### MATERIAL PROVIDED
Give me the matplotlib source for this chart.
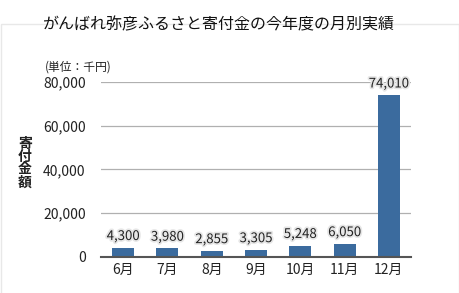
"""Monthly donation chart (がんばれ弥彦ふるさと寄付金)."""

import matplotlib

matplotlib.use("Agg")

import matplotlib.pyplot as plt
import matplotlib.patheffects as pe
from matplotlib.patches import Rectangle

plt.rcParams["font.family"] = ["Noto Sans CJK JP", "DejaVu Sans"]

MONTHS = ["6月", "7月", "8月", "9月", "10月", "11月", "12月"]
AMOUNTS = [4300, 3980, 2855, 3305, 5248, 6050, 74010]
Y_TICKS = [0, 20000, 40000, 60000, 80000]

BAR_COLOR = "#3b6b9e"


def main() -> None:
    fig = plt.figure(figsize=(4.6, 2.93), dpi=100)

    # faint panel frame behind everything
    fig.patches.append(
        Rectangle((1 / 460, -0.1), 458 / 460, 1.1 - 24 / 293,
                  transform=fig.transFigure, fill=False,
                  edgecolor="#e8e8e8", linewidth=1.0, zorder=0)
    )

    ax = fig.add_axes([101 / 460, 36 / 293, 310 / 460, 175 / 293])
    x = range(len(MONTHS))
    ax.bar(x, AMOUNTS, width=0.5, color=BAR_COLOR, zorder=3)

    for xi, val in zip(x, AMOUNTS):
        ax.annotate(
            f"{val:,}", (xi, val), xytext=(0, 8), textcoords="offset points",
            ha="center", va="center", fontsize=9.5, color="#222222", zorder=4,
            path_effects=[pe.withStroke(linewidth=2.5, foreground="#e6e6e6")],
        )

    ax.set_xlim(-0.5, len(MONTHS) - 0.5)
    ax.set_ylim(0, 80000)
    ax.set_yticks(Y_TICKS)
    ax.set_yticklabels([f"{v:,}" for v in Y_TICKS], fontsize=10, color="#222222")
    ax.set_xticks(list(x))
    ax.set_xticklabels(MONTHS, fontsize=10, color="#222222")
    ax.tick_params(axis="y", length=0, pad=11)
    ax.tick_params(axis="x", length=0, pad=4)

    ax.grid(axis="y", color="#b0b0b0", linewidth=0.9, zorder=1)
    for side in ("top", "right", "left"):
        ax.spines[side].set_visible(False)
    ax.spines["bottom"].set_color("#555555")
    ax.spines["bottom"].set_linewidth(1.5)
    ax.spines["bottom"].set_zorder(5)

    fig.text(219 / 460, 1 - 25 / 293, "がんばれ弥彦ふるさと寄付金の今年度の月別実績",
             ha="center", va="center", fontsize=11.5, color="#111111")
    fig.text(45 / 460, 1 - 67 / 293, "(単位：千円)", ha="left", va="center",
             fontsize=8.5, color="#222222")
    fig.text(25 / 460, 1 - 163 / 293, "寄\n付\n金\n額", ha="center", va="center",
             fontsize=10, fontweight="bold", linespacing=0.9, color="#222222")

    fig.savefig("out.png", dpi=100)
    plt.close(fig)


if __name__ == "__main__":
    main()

### SET PROBLEM
Transcribe all of the material exactly, leaving out whatever pictures it contains.

### ANSWER TO THIS PROBLEM
Give me the matplotlib source for this chart.
"""Monthly donation chart (がんばれ弥彦ふるさと寄付金)."""

import matplotlib

matplotlib.use("Agg")

import matplotlib.pyplot as plt
import matplotlib.patheffects as pe
from matplotlib.patches import Rectangle

plt.rcParams["font.family"] = ["Noto Sans CJK JP", "DejaVu Sans"]

MONTHS = ["6月", "7月", "8月", "9月", "10月", "11月", "12月"]
AMOUNTS = [4300, 3980, 2855, 3305, 5248, 6050, 74010]
Y_TICKS = [0, 20000, 40000, 60000, 80000]

BAR_COLOR = "#3b6b9e"


def main() -> None:
    fig = plt.figure(figsize=(4.6, 2.93), dpi=100)

    # faint panel frame behind everything
    fig.patches.append(
        Rectangle((1 / 460, -0.1), 458 / 460, 1.1 - 24 / 293,
                  transform=fig.transFigure, fill=False,
                  edgecolor="#e8e8e8", linewidth=1.0, zorder=0)
    )

    ax = fig.add_axes([101 / 460, 36 / 293, 310 / 460, 175 / 293])
    x = range(len(MONTHS))
    ax.bar(x, AMOUNTS, width=0.5, color=BAR_COLOR, zorder=3)

    for xi, val in zip(x, AMOUNTS):
        ax.annotate(
            f"{val:,}", (xi, val), xytext=(0, 8), textcoords="offset points",
            ha="center", va="center", fontsize=9.5, color="#222222", zorder=4,
            path_effects=[pe.withStroke(linewidth=2.5, foreground="#e6e6e6")],
        )

    ax.set_xlim(-0.5, len(MONTHS) - 0.5)
    ax.set_ylim(0, 80000)
    ax.set_yticks(Y_TICKS)
    ax.set_yticklabels([f"{v:,}" for v in Y_TICKS], fontsize=10, color="#222222")
    ax.set_xticks(list(x))
    ax.set_xticklabels(MONTHS, fontsize=10, color="#222222")
    ax.tick_params(axis="y", length=0, pad=11)
    ax.tick_params(axis="x", length=0, pad=4)

    ax.grid(axis="y", color="#b0b0b0", linewidth=0.9, zorder=1)
    for side in ("top", "right", "left"):
        ax.spines[side].set_visible(False)
    ax.spines["bottom"].set_color("#555555")
    ax.spines["bottom"].set_linewidth(1.5)
    ax.spines["bottom"].set_zorder(5)

    fig.text(219 / 460, 1 - 25 / 293, "がんばれ弥彦ふるさと寄付金の今年度の月別実績",
             ha="center", va="center", fontsize=11.5, color="#111111")
    fig.text(45 / 460, 1 - 67 / 293, "(単位：千円)", ha="left", va="center",
             fontsize=8.5, color="#222222")
    fig.text(25 / 460, 1 - 163 / 293, "寄\n付\n金\n額", ha="center", va="center",
             fontsize=10, fontweight="bold", linespacing=0.9, color="#222222")

    fig.savefig("out.png", dpi=100)
    plt.close(fig)


if __name__ == "__main__":
    main()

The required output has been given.